*TASK:* Quote the listing below in its entirety.
= = = = =
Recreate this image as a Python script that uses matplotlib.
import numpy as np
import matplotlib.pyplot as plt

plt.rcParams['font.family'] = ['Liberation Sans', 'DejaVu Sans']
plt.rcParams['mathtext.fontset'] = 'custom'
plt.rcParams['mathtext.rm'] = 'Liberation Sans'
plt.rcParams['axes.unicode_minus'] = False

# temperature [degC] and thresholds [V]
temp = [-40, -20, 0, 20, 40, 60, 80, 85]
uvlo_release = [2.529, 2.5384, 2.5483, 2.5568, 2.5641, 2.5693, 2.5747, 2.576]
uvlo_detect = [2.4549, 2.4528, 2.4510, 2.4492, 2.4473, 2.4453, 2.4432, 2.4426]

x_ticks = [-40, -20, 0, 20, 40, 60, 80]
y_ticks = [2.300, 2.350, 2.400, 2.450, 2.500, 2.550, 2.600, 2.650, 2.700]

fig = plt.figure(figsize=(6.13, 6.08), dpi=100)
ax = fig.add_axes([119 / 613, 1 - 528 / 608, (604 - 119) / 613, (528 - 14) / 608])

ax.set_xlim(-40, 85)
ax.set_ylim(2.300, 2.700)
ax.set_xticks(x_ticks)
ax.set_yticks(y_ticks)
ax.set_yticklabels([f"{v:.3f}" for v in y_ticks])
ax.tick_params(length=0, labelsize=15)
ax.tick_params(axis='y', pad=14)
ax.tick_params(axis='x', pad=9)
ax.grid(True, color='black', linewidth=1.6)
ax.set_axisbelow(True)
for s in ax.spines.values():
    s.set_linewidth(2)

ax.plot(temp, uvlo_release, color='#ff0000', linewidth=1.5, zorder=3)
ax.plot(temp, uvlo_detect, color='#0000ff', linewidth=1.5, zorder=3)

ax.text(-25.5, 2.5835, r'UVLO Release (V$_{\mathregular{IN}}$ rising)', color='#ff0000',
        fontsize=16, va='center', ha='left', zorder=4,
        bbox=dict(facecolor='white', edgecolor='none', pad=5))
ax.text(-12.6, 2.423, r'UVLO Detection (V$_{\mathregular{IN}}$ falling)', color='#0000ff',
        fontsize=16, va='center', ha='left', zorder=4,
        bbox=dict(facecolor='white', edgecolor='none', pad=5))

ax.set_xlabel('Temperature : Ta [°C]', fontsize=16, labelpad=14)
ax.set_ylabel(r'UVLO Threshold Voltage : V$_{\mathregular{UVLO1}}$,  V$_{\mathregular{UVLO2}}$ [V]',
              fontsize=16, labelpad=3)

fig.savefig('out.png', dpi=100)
= = = = =
*FINAL RESULT:*
Recreate this image as a Python script that uses matplotlib.
import numpy as np
import matplotlib.pyplot as plt

plt.rcParams['font.family'] = ['Liberation Sans', 'DejaVu Sans']
plt.rcParams['mathtext.fontset'] = 'custom'
plt.rcParams['mathtext.rm'] = 'Liberation Sans'
plt.rcParams['axes.unicode_minus'] = False

# temperature [degC] and thresholds [V]
temp = [-40, -20, 0, 20, 40, 60, 80, 85]
uvlo_release = [2.529, 2.5384, 2.5483, 2.5568, 2.5641, 2.5693, 2.5747, 2.576]
uvlo_detect = [2.4549, 2.4528, 2.4510, 2.4492, 2.4473, 2.4453, 2.4432, 2.4426]

x_ticks = [-40, -20, 0, 20, 40, 60, 80]
y_ticks = [2.300, 2.350, 2.400, 2.450, 2.500, 2.550, 2.600, 2.650, 2.700]

fig = plt.figure(figsize=(6.13, 6.08), dpi=100)
ax = fig.add_axes([119 / 613, 1 - 528 / 608, (604 - 119) / 613, (528 - 14) / 608])

ax.set_xlim(-40, 85)
ax.set_ylim(2.300, 2.700)
ax.set_xticks(x_ticks)
ax.set_yticks(y_ticks)
ax.set_yticklabels([f"{v:.3f}" for v in y_ticks])
ax.tick_params(length=0, labelsize=15)
ax.tick_params(axis='y', pad=14)
ax.tick_params(axis='x', pad=9)
ax.grid(True, color='black', linewidth=1.6)
ax.set_axisbelow(True)
for s in ax.spines.values():
    s.set_linewidth(2)

ax.plot(temp, uvlo_release, color='#ff0000', linewidth=1.5, zorder=3)
ax.plot(temp, uvlo_detect, color='#0000ff', linewidth=1.5, zorder=3)

ax.text(-25.5, 2.5835, r'UVLO Release (V$_{\mathregular{IN}}$ rising)', color='#ff0000',
        fontsize=16, va='center', ha='left', zorder=4,
        bbox=dict(facecolor='white', edgecolor='none', pad=5))
ax.text(-12.6, 2.423, r'UVLO Detection (V$_{\mathregular{IN}}$ falling)', color='#0000ff',
        fontsize=16, va='center', ha='left', zorder=4,
        bbox=dict(facecolor='white', edgecolor='none', pad=5))

ax.set_xlabel('Temperature : Ta [°C]', fontsize=16, labelpad=14)
ax.set_ylabel(r'UVLO Threshold Voltage : V$_{\mathregular{UVLO1}}$,  V$_{\mathregular{UVLO2}}$ [V]',
              fontsize=16, labelpad=3)

fig.savefig('out.png', dpi=100)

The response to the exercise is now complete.